The new phase of civil war (in Afghanistan after the Soviet withdrawal) reflected bloated ambitions and mission creep stimulated by earlier victories, not well-considered objectives that would justify a prolongation of the war. Gulbuddin Hekmatyar was the most destructive of the power-hungry chieftains in Afghanistan, but hardly the only one.
In the Syrian war, echoes of Afghanistan are heard in talk, including in debates on U.S. policy, about moving against the interests of Russia, Iran or the Assad regime as part of a military expedition that was supposed to have been all about defeating ISIS.
The problems, threats and adversaries that emerge from prolongation of the civil war into a new phase may take new forms that are difficult to foresee. In Afghanistan in 1992, as Najibullah’s regime fell and the militia leaders were just beginning their new round of conflict among themselves, it would have been hard to anticipate the Taliban emerging and sweeping to power as it soon would. In Syria, violent extremism bred by chaos and conflict after the fall of Raqqa may take non-ISIS forms for which we do not yet have a label.
Prolonged War
Most important, later problems and security threats have resulted from prolongation of the armed conflict itself, not from specific participants in that conflict winning or losing, or seeing their influence expand or contract. In Afghanistan in the early 1990s, it was not the fortunes of any one warlord or militia that defined the country’s political and security future. It was the violent quarrel among them that gave the Taliban their opening.
The Taliban would not have had their opportunity if power-sharing had been fully and faithfully implemented. In Syria, we already have seen a similar dynamic, in which it was the civil war itself, not the existence of a specific regime or its longstanding foreign alliances, that gave ISIS the opening to score its dramatic gains. The same can be expected with any post-ISIS radical movements.

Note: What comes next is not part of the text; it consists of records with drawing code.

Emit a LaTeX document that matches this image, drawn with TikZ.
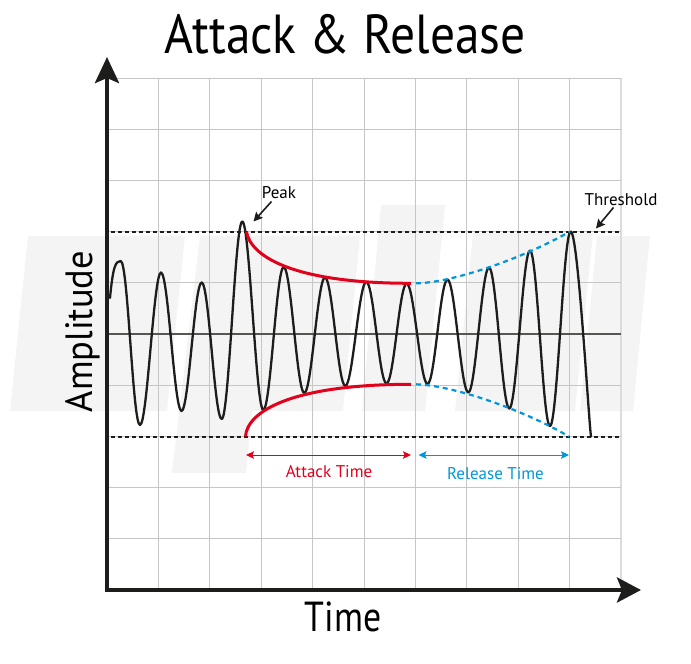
\documentclass[tikz,border=0pt]{standalone}
\usepackage{fontspec}
\setmainfont{PT Sans}
\usetikzlibrary{arrows.meta}
\definecolor{arred}{RGB}{226,0,26}
\definecolor{arblue}{RGB}{0,150,219}
\definecolor{ink}{RGB}{29,29,27}
\definecolor{gridc}{RGB}{198,198,198}
\definecolor{gridl}{RGB}{220,220,220}
\definecolor{wmark}{RGB}{244,244,244}
\tikzset{
  wm/.style={fill=wmark,draw=none},
  gridline/.style={draw=gridc,line width=1pt},
  zeroline/.style={draw=ink!75,line width=1.2pt},
  thresh/.style={draw=ink,line width=2pt,dash pattern=on 4pt off 3pt},
  wave/.style={draw=ink,line width=2.3pt,line join=round,line cap=round},
  redenv/.style={draw=arred,line width=3pt},
  blueenv/.style={draw=arblue,line width=2.2pt,dash pattern=on 5pt off 4pt},
  axisline/.style={draw=ink,line width=4.5pt,line join=miter},
  pointer/.style={draw=ink,line width=1.6pt,-{Stealth[length=9pt,width=9pt,inset=1.5pt]}},
  span/.style={line width=1pt,{Stealth[length=8pt,width=7.5pt,inset=1.5pt]}-{Stealth[length=8pt,width=7.5pt,inset=1.5pt]}},
  lbl/.style={inner sep=0pt,font=\fontsize{17}{20}\selectfont},
}
\begin{document}
\begin{tikzpicture}[x=1pt,y=-1pt]
\useasboundingbox (0,0) rectangle (691,664);
% watermark
\fill[wm] (28,236) -- (185,236) -- (167,411) -- (10,411) -- cycle;
\fill[wm] (200,236) -- (360,236) -- (343,411) -- (252,411) -- (246,473) -- (172,473) -- cycle;
\fill[wm] (381,205) -- (445,205) -- (425,411) -- (362,411) -- cycle;
\fill[wm] (473,233) -- (593,233) -- (575,411) -- (455,411) -- cycle;
\fill[wm] (597,236) -- (650,236) -- (633,411) -- (580,411) -- cycle;
% grid
\foreach \i in {1,...,9} \draw[gridline] ({107+51.4*\i},78) -- ({107+51.4*\i},590);
\draw[draw=gridl,line width=1.2pt] (621,78) -- (621,590);
\foreach \j in {0,...,9} \draw[gridline] (107,{78+51.2*\j}) -- (621,{78+51.2*\j});
\draw[zeroline] (107,334) -- (621,334);
% thresholds
\draw[thresh] (111,231.5) -- (621,231.5);
\draw[thresh] (111,436.5) -- (621,436.5);
% waveform
\draw[wave] (110,298) .. controls +(3,-32) and +(-5,0) .. (120.7,261)
  \foreach \px/\py in {140/425,161/272.5,181.5/411,201.7/282.5,221.7/419,242.3/221.5,263.3/410,283.7/267,304.3/393,325/277.5,345.3/386,366.3/281.7,386.5/383.5,406.7/283.5,427.5/384,447.5/279.5,468.3/392.5,489/267.5,509.3/408.5,530/250.5,550/426,570.7/231.5}
  { .. controls +(7.3,0) and +(-7.3,0) .. (\px,\py) }
  .. controls +(7.3,0) and +(-2.5,-18) .. (591,436.5);
% envelopes
\draw[redenv] (246.5,231.5) .. controls (250,255) and (290,283.3) .. (411,283.3);
\draw[redenv] (245.5,436.5) .. controls (247,412) and (290,384.3) .. (411,384.3);
\draw[blueenv] (416,283.3) .. controls (450,283) and (520,260) .. (570,231.5);
\draw[blueenv] (416,384.3) .. controls (450,385) and (520,408) .. (569,436.5);
% axes
\coordinate (ytip) at (107,57);
\coordinate (origin) at (107,590);
\coordinate (xtip) at (641,590);
\draw[axisline,{Stealth[length=26pt,width=24pt,inset=5pt]}-{Stealth[length=24pt,width=25pt,inset=5pt]}] (ytip) -- (origin) -- (xtip);
% labels
\node[inner sep=0pt,anchor=base,font=\fontsize{55}{60}\selectfont] (title) at (345,53) {\scalebox{0.9}[1]{Attack \& Release}};
\node[inner sep=0pt,anchor=base,font=\fontsize{42}{48}\selectfont] (time) at (343,631.5) {\scalebox{0.85}[1]{Time}};
\node[inner sep=0pt,anchor=base,rotate=90,font=\fontsize{38}{44}\selectfont] (ampl) at (92,331.5) {\scalebox{0.96}[1]{Amplitude}};
\node[lbl,anchor=base] (peak) at (279,198) {Peak};
\node[lbl,anchor=base] (thr) at (621,205) {Threshold};
\node[lbl,anchor=base,text=arred] (att) at (329,477) {Attack Time};
\node[lbl,anchor=base,text=arblue] (rel) at (495.5,479) {Release Time};
% pointers
\coordinate (pkfrom) at (271.5,201.5);
\coordinate (pkto) at (253.5,221.5);
\coordinate (thfrom) at (613.5,207.5);
\coordinate (thto) at (596,228.5);
\draw[pointer] (pkfrom) -- (pkto);
\draw[pointer] (thfrom) -- (thto);
\coordinate (a1) at (246,455);
\coordinate (a2) at (411,455);
\coordinate (r1) at (418.5,455);
\coordinate (r2) at (569,455);
\draw[span,draw=arred,fill=arred] (a1) -- (a2);
\draw[span,draw=arblue,fill=arblue] (r1) -- (r2);
\end{tikzpicture}
\end{document}
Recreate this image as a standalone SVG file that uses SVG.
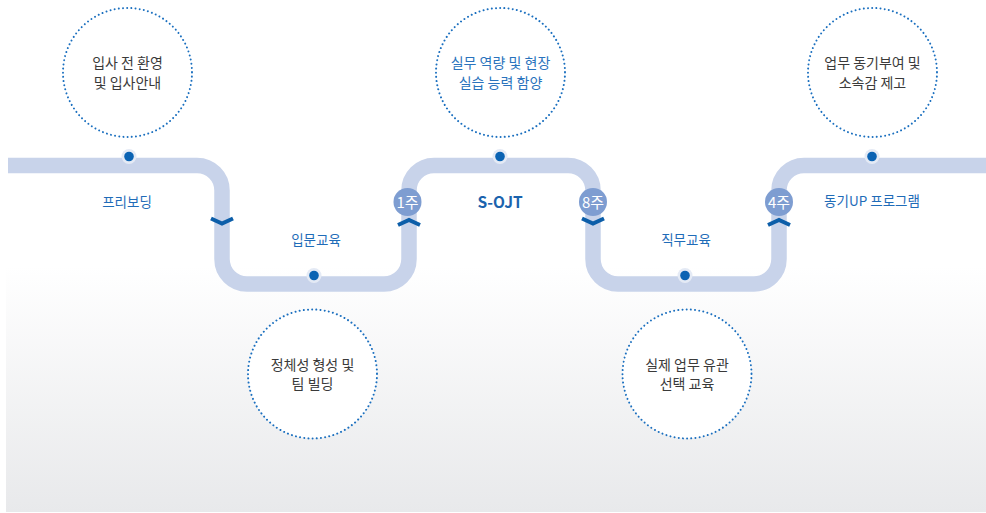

Despite the differences between the two cases, a major conclusion applying to both is that minimizing future security problems requires de-escalation and accommodation, not prolongation of warfare and mission creep. This specifically means not using the occasion of victory over one enemy to get in some whacks against someone else one considers an adversary.
From the mid-1990s, the subsequent few years of Afghan history saw Al Qaeda’s alliance with the Taliban, 9/11, and a direct U.S. military intervention beginning in late 2001 and continuing, seemingly without end, today. One endless war, with a changing cast of adversaries, is too much; the United States does not need another one in Syria.